Work to be completed — Print the whole listing exactly.

#####

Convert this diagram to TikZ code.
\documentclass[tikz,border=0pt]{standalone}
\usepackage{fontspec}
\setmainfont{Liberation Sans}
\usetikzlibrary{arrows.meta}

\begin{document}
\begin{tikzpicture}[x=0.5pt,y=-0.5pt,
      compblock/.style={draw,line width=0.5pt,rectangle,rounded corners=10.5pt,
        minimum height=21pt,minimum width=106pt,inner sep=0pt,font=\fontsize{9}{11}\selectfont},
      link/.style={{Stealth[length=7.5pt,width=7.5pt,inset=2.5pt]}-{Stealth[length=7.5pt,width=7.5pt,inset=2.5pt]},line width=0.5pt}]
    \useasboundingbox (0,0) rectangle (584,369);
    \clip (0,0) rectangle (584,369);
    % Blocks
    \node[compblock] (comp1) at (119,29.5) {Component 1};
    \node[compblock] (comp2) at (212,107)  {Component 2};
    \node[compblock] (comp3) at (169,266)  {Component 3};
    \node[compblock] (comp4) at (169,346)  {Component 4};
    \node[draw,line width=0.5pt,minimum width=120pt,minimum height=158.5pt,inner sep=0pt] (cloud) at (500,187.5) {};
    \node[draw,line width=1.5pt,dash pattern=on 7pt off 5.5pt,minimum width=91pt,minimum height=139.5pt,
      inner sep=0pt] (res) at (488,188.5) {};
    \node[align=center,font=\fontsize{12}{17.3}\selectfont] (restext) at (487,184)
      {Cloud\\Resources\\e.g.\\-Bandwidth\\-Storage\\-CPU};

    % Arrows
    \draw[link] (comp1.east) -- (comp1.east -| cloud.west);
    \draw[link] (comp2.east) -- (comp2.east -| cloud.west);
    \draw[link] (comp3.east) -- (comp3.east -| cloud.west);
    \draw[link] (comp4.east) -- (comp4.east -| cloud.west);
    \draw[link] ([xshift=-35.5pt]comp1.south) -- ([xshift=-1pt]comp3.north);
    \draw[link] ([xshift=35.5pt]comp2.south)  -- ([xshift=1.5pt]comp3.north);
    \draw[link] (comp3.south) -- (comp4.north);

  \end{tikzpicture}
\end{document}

#####

Solution below —
Convert this diagram to TikZ code.
\documentclass[tikz,border=0pt]{standalone}
\usepackage{fontspec}
\setmainfont{Liberation Sans}
\usetikzlibrary{arrows.meta}

\begin{document}
\begin{tikzpicture}[x=0.5pt,y=-0.5pt,
      compblock/.style={draw,line width=0.5pt,rectangle,rounded corners=10.5pt,
        minimum height=21pt,minimum width=106pt,inner sep=0pt,font=\fontsize{9}{11}\selectfont},
      link/.style={{Stealth[length=7.5pt,width=7.5pt,inset=2.5pt]}-{Stealth[length=7.5pt,width=7.5pt,inset=2.5pt]},line width=0.5pt}]
    \useasboundingbox (0,0) rectangle (584,369);
    \clip (0,0) rectangle (584,369);
    % Blocks
    \node[compblock] (comp1) at (119,29.5) {Component 1};
    \node[compblock] (comp2) at (212,107)  {Component 2};
    \node[compblock] (comp3) at (169,266)  {Component 3};
    \node[compblock] (comp4) at (169,346)  {Component 4};
    \node[draw,line width=0.5pt,minimum width=120pt,minimum height=158.5pt,inner sep=0pt] (cloud) at (500,187.5) {};
    \node[draw,line width=1.5pt,dash pattern=on 7pt off 5.5pt,minimum width=91pt,minimum height=139.5pt,
      inner sep=0pt] (res) at (488,188.5) {};
    \node[align=center,font=\fontsize{12}{17.3}\selectfont] (restext) at (487,184)
      {Cloud\\Resources\\e.g.\\-Bandwidth\\-Storage\\-CPU};

    % Arrows
    \draw[link] (comp1.east) -- (comp1.east -| cloud.west);
    \draw[link] (comp2.east) -- (comp2.east -| cloud.west);
    \draw[link] (comp3.east) -- (comp3.east -| cloud.west);
    \draw[link] (comp4.east) -- (comp4.east -| cloud.west);
    \draw[link] ([xshift=-35.5pt]comp1.south) -- ([xshift=-1pt]comp3.north);
    \draw[link] ([xshift=35.5pt]comp2.south)  -- ([xshift=1.5pt]comp3.north);
    \draw[link] (comp3.south) -- (comp4.north);

  \end{tikzpicture}
\end{document}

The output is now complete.